Tuesday, January 29, 2019

Review: Jon Ronson's Last Days of August

Jon Ronson crafts a near-perfect retelling of a complicated tragedy.

On December 5th, 2017, the body of adult film star August Ames was found hanging in a public park. Despite being well-liked in the industry, Ames had attracted a Twitter “pile-on” in the 24 hours preceding her death after retweeting a refusal to work with gay or “crossover” male talent. The story seemed tailor-made for Jon Ronson, both the author of So You’ve Been Publicly Shamed and the host of Audible’s porn industry podcast The Butterfly Effect.

And that’s as far as simplicity gets you.

In his new Audible offering The Last Days of August, Ronson almost immediately reveals that nothing about August Ames provides an easy answer. She’d been publicly humiliated...but was dead for hours before the worst of it was posted. She wrote of being traumatized by a scene she’d recently done…of which self-described close friends disputed her recounting, and the Ronson couldn’t confirm.
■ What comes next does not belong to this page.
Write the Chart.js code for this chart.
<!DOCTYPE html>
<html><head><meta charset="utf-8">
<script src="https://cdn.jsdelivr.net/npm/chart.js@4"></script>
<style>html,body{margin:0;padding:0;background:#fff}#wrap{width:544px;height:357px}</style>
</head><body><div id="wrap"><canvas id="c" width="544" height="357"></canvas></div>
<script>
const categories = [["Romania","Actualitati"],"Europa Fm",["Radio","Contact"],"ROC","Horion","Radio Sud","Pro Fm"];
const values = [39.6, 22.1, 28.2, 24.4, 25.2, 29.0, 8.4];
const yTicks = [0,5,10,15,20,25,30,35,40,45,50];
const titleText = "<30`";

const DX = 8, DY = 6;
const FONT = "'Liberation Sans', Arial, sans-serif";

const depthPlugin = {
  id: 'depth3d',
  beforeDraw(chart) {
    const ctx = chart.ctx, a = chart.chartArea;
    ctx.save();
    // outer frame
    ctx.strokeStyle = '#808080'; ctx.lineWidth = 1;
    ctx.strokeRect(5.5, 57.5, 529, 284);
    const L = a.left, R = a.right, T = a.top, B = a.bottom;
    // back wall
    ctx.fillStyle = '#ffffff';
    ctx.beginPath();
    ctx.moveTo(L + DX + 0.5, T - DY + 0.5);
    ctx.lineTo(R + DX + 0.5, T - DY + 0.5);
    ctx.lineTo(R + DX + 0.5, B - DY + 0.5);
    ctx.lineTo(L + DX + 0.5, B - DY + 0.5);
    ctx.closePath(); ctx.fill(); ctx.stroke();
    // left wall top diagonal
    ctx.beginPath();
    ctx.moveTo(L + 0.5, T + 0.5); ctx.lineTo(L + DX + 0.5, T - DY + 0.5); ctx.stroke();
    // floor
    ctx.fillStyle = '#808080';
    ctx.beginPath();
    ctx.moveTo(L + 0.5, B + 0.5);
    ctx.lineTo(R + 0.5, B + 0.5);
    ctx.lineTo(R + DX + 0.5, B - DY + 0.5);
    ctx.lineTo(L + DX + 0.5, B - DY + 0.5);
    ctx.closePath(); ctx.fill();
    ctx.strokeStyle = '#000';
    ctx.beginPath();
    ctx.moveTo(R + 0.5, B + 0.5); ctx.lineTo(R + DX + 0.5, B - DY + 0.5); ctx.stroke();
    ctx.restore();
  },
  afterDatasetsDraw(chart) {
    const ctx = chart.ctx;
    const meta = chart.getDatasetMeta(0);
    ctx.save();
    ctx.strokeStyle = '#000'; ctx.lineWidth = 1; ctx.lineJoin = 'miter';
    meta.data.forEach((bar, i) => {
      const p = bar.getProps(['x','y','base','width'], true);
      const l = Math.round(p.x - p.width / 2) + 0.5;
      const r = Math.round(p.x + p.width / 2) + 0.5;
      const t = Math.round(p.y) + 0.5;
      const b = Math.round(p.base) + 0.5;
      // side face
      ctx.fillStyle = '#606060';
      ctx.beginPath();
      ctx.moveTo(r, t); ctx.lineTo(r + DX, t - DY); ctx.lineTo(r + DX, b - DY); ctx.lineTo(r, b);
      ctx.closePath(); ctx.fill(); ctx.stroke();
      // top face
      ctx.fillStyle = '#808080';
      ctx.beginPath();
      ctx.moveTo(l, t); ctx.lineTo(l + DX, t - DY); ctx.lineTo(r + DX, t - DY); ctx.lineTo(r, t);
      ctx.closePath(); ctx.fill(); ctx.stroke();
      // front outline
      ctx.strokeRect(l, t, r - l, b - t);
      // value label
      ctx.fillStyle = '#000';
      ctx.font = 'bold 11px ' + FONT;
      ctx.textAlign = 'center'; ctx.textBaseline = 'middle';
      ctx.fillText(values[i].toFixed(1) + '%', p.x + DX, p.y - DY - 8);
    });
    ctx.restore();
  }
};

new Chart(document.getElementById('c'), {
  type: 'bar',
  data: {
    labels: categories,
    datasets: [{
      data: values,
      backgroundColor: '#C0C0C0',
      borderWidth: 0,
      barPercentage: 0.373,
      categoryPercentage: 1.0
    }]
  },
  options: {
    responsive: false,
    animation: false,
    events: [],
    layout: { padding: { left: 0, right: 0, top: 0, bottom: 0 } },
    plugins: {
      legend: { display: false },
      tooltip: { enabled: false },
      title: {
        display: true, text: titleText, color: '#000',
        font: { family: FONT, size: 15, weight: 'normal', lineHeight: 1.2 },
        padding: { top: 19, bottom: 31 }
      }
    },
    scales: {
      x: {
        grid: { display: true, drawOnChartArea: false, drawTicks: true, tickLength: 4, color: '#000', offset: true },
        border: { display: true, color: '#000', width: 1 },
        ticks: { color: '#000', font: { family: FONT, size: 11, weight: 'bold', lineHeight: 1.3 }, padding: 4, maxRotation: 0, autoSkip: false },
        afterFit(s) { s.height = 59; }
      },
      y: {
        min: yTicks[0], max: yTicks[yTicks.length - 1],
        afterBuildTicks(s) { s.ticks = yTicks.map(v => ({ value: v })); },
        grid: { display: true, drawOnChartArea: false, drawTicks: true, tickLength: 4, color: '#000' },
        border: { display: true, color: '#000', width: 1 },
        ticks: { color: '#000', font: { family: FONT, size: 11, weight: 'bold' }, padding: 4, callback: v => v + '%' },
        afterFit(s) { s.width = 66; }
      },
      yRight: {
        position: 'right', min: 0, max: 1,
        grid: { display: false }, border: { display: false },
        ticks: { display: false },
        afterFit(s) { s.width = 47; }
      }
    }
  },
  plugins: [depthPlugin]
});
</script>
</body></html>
Her marriage to “controlling” industry player Kevin Moore, not his first mental-health-crisis-plagued significant other, was on the rocks...but no accusation sticks except his own admission of glaring but human flaws. There is no easy resolution, no pat moral to an ugly story; Ronson even undercuts his own chance at an attention-grabbing but dishonest twist, announcing early on that he will not spin a “murder mystery” from industry rumors about Moore.
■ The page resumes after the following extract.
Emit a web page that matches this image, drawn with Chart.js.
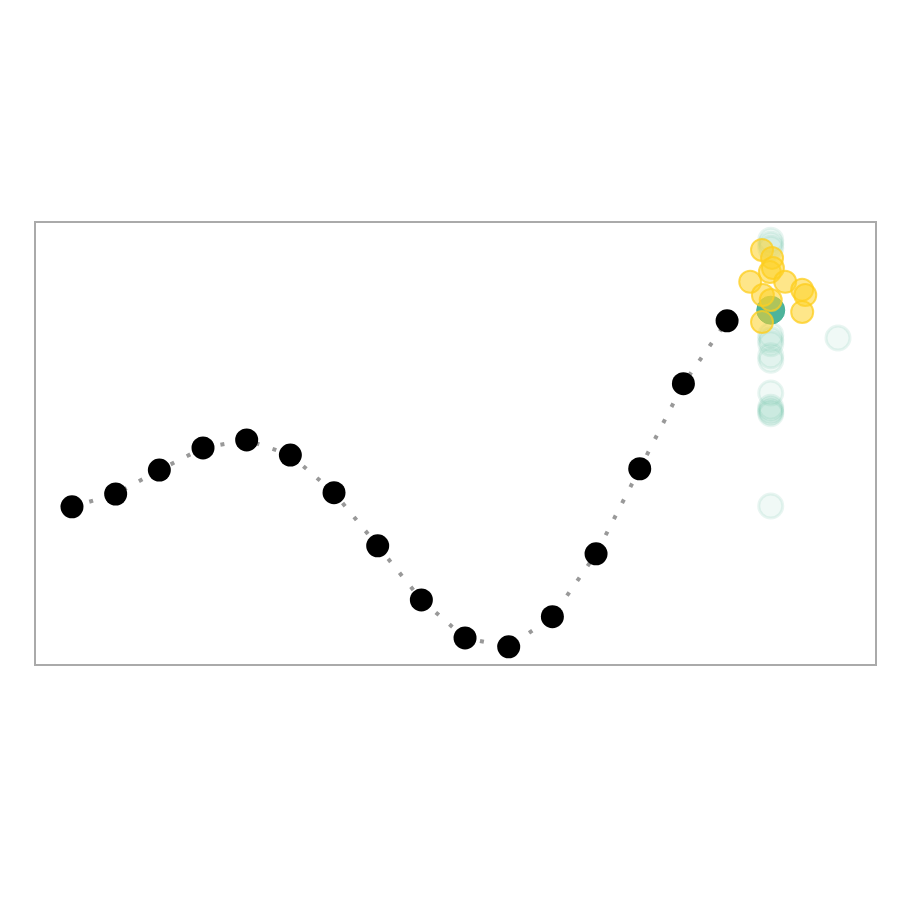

While Ronson’s professional expertise doesn’t dovetail with the details in the way one might expect, it’s a perfect match for his faux-naif style; Ronson becomes a character, and the telling bleeds into the story. Moore’s nuances and contradictions play out over Ronson’s stories of his frequent swings from aggressive to open to distant, while his reputation in the industry is woven together from a furious midnight-oil cold-call from a business partner, glowing testimony from former collaborators, and a trip down the warpath with an old colleague (who comes with his own unresolved history) and a reclusive ex-wife.
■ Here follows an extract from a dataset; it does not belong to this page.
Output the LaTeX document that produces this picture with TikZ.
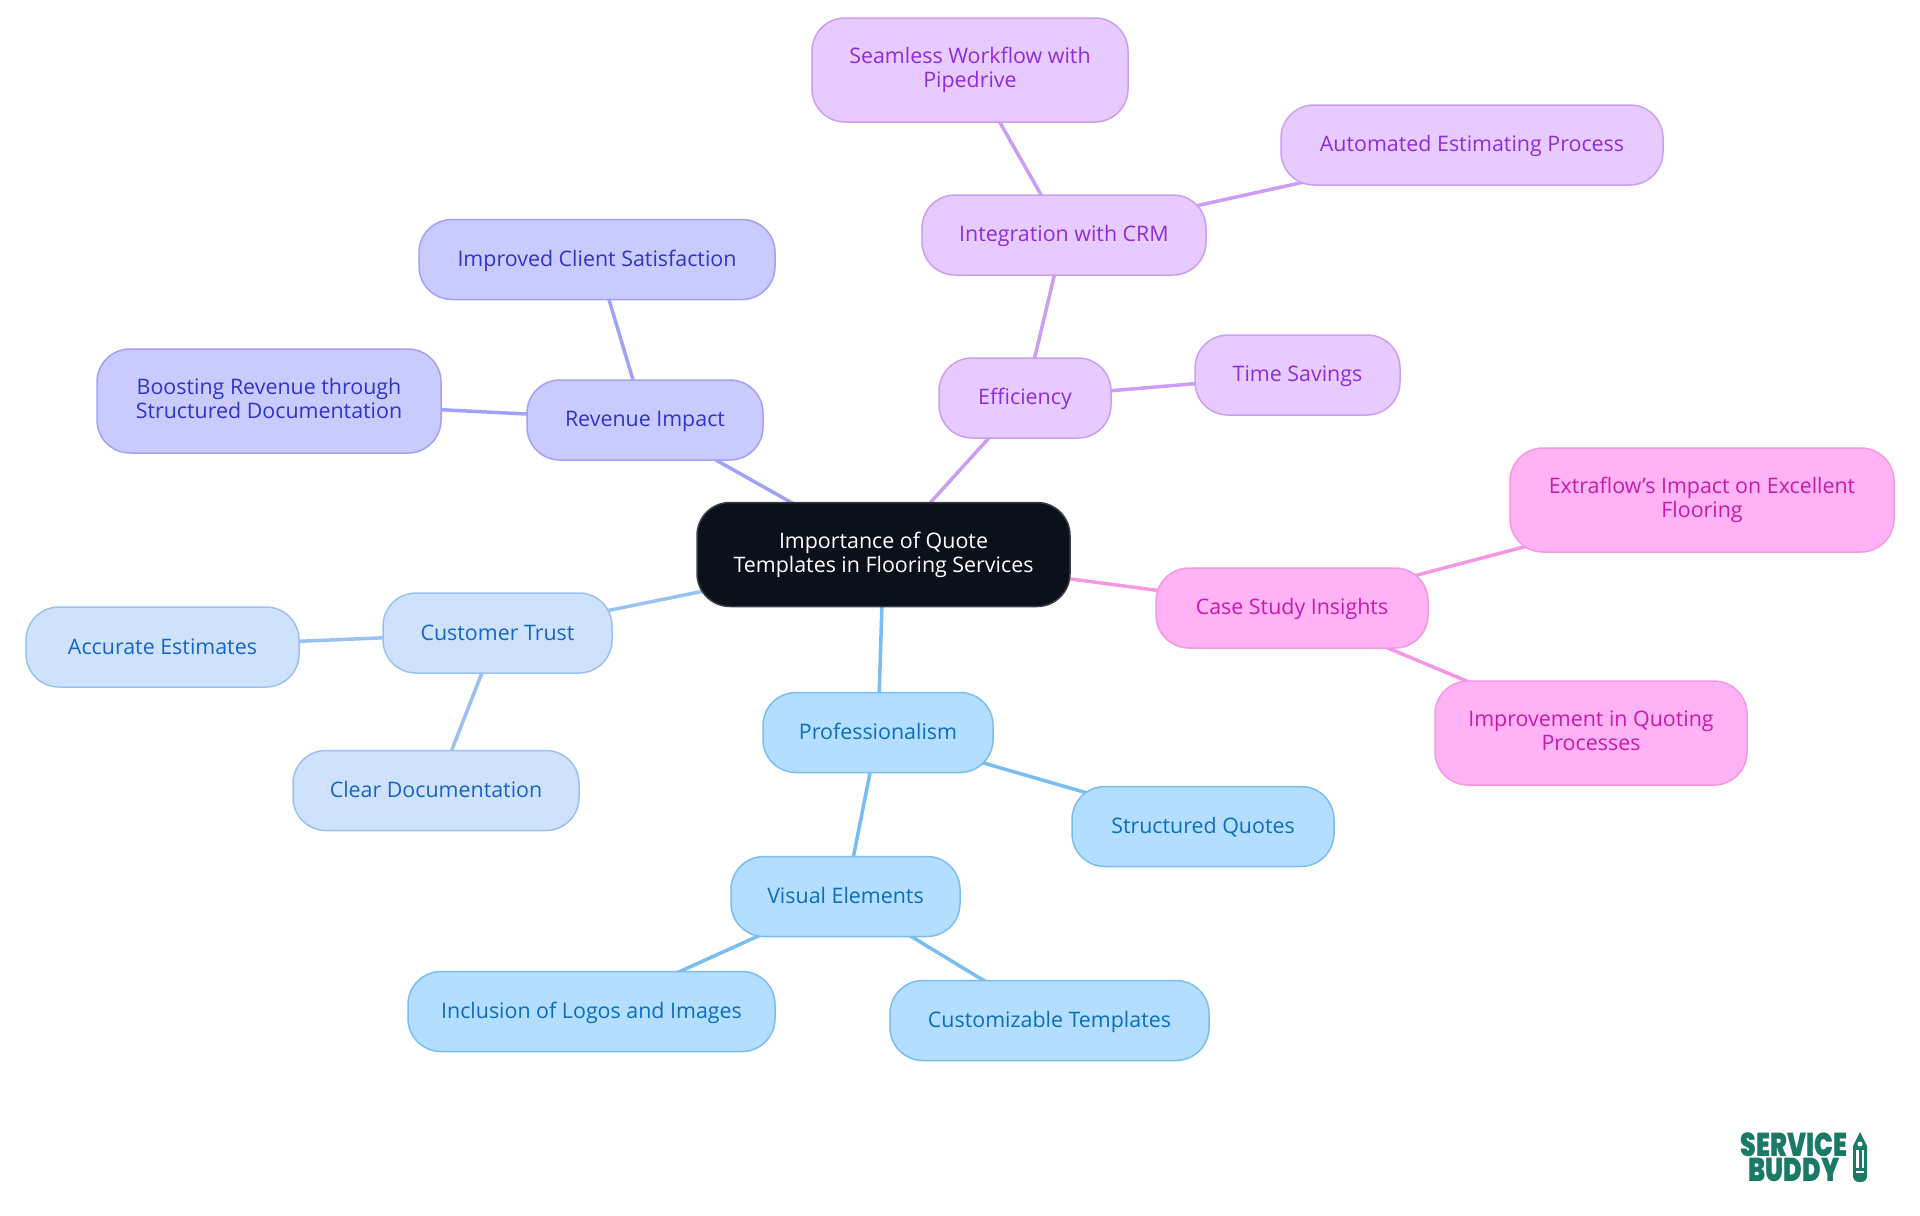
\documentclass[tikz,border=0pt]{standalone}
\usepackage{fontspec}
\setmainfont{Open Sans}
\newfontfamily\logofont{Poppins Black}[FakeStretch=0.76]
\usetikzlibrary{backgrounds}
\definecolor{rootfill}{HTML}{0B111A}
\definecolor{rootline}{HTML}{3A3E44}
\definecolor{proffill}{HTML}{B3DEFF}
\definecolor{profline}{HTML}{7ABEF1}
\definecolor{proftext}{HTML}{0A6EBD}
\definecolor{trustfill}{HTML}{CFE2FC}
\definecolor{trustline}{HTML}{99C2F3}
\definecolor{trusttext}{HTML}{1565C8}
\definecolor{revfill}{HTML}{C9CBFF}
\definecolor{revline}{HTML}{9FA2F7}
\definecolor{revtext}{HTML}{2F34C8}
\definecolor{efffill}{HTML}{E7CBFF}
\definecolor{effline}{HTML}{CC9DF4}
\definecolor{efftext}{HTML}{8F2BDB}
\definecolor{casefill}{HTML}{FFB3F5}
\definecolor{caseline}{HTML}{F697E5}
\definecolor{casetext}{HTML}{C71BAD}
\definecolor{logogreen}{HTML}{1B7A66}
\tikzset{
    mapbox/.style={rectangle, rounded corners=16.5pt, line width=0.75pt, inner sep=0pt, align=center,
        minimum height=40pt, font=\fontsize{10.7}{12}\selectfont,
        execute at begin node={\rule{0pt}{9.5pt}}, execute at end node={\rule[-2.2pt]{0pt}{2.2pt}}},
    tallbox/.style={minimum height=52pt, execute at begin node={\rule{0pt}{14pt}}},
    rootbox/.style={mapbox, draw=rootline, fill=rootfill, text=white, tallbox},
    profbox/.style={mapbox, draw=profline, fill=proffill, text=proftext},
    trustbox/.style={mapbox, draw=trustline, fill=trustfill, text=trusttext},
    revbox/.style={mapbox, draw=revline, fill=revfill, text=revtext},
    effbox/.style={mapbox, draw=effline, fill=efffill, text=efftext},
    casebox/.style={mapbox, draw=caseline, fill=casefill, text=casetext},
    link/.style={line width=1.75pt},
    logotext/.style={inner sep=0pt, align=center, text=logogreen, font=\logofont\fontsize{16.5}{12.25}\selectfont}
}

\begin{document}
\begin{tikzpicture}[x=0.5pt, y=-0.5pt]
    \useasboundingbox (0,0) rectangle (1920,1215);

    % Centre
    \node[rootbox, minimum width=186.5pt] (root) at (883.5,554.5)
        {Importance of Quote\\Templates in Flooring Services};

    % Revenue branch
    \node[revbox, minimum width=118pt] (revenue) at (645,420) {Revenue Impact};
    \node[revbox, minimum width=178pt] (satisfaction) at (597,259.5) {Improved Client Satisfaction};
    \node[revbox, tallbox, minimum width=172pt] (boosting) at (269,401)
        {Boosting Revenue through\\Structured Documentation};

    % Efficiency branch
    \node[effbox, minimum width=86pt] (efficiency) at (1025,398) {Efficiency};
    \node[effbox, minimum width=142pt] (crm) at (1064,235) {Integration with CRM};
    \node[effbox, tallbox, minimum width=158pt] (pipedrive) at (970,70)
        {Seamless Workflow with\\Pipedrive};
    \node[effbox, minimum width=191pt] (estimating) at (1472,145) {Automated Estimating Process};
    \node[effbox, minimum width=102.5pt] (timesave) at (1297.5,375) {Time Savings};

    % Case study branch
    \node[casebox, minimum width=136pt] (casestudy) at (1292,608) {Case Study Insights};
    \node[casebox, tallbox, minimum width=192pt] (extraflow) at (1702,500)
        {Extraflow's Impact on Excellent\\Flooring};
    \node[casebox, tallbox, minimum width=156pt] (quoting) at (1591,733)
        {Improvement in Quoting\\Processes};

    % Customer trust branch
    \node[trustbox, minimum width=114.5pt] (trust) at (497.5,633) {Customer Trust};
    \node[trustbox, minimum width=136.5pt] (accurate) at (162.5,647) {Accurate Estimates};
    \node[trustbox, minimum width=143pt] (cleardoc) at (436,790.5) {Clear Documentation};

    % Professionalism branch
    \node[profbox, minimum width=115pt] (professional) at (878,732.5) {Professionalism};
    \node[profbox, minimum width=131pt] (structured) at (1203,826.5) {Structured Quotes};
    \node[profbox, minimum width=114.5pt] (visual) at (845.5,896.5) {Visual Elements};
    \node[profbox, minimum width=183.5pt] (logos) at (591.5,1011.5) {Inclusion of Logos and Images};
    \node[profbox, minimum width=159.5pt] (templates) at (1049.5,1020.5) {Customizable Templates};

    % Links run behind the boxes
    \begin{pgfonlayer}{background}
        \draw[link, color=revline] (root.center) -- (revenue.center);
        \draw[link, color=revline] (revenue.center) -- (satisfaction.center);
        \draw[link, color=revline] (revenue.center) -- (boosting.center);
        \draw[link, color=effline] (root.center) -- (efficiency.center);
        \draw[link, color=effline] (efficiency.center) -- (crm.center);
        \draw[link, color=effline] (efficiency.center) -- (timesave.center);
        \draw[link, color=effline] (crm.center) -- (pipedrive.center);
        \draw[link, color=effline] (crm.center) -- (estimating.center);
        \draw[link, color=caseline] (root.center) -- (casestudy.center);
        \draw[link, color=caseline] (casestudy.center) -- (extraflow.center);
        \draw[link, color=caseline] (casestudy.center) -- (quoting.center);
        \draw[link, color=trustline] (root.center) -- (trust.center);
        \draw[link, color=trustline] (trust.center) -- (accurate.center);
        \draw[link, color=trustline] (trust.center) -- (cleardoc.center);
        \draw[link, color=profline] (root.center) -- (professional.center);
        \draw[link, color=profline] (professional.center) -- (structured.center);
        \draw[link, color=profline] (professional.center) -- (visual.center);
        \draw[link, color=profline] (visual.center) -- (logos.center);
        \draw[link, color=profline] (visual.center) -- (templates.center);
    \end{pgfonlayer}

    % Logo
    \node[logotext] (logo) at (1794,1157) {SERVICE\\BUDDY};
    \fill[logogreen] (1853,1146) -- (1860,1132) -- (1867,1146) [rounded corners=3pt] -- (1867,1182) -- (1853,1182) [sharp corners] -- cycle;
    \fill[white] (1860,1144) circle (2.5);
    \fill[white] (1856,1150) rectangle (1858.5,1168);
    \fill[white] (1861.5,1150) rectangle (1864,1168);
    \fill[white] (1856,1171) rectangle (1864,1173);
\end{tikzpicture}
\end{document}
Ronson also wisely uses the murkiness of the August Ames tragedy as a mirror for the industry itself: a seeming refuge for outcasts and a haven of progressivism undercut by bare-knuckle industry politics and a willingness to ignore elephants in the room. The ringleader of the pile-on, actress Jessica Drake, is clearly shattered by its consequences, and she’s believable when she says she only meant to take a stand for equality; Ames’s friends point out that her contract, an industry rarity, allows Drake a far more expansive “no list” of performers non grata, the gatekeeping mechanism Ames was trying to exercise. Meanwhile, in the wake of his wife’s death, Moore (whose control over his wives’ “no lists” is an unresolved question) tries to create an “it gets better” video series for struggling porn talent, only to discover he can’t find a porn star who’s adjusted to the mental health issues common in its talent pool. Ronson also makes an illuminating note during an awards-show in memoriam highlighting his subject’s death: her death at 23 is not notable among that year’s departed stars, the oldest of whom was 35.

That Ronson abandons any easy conclusion enriches rather than detracts from his fantastic retelling. We’re left with a unanimously recognized tragedy, a pile of unanswered questions, and a sobering look at an industry defined by easy pleasure and the real pain that oils its machinery.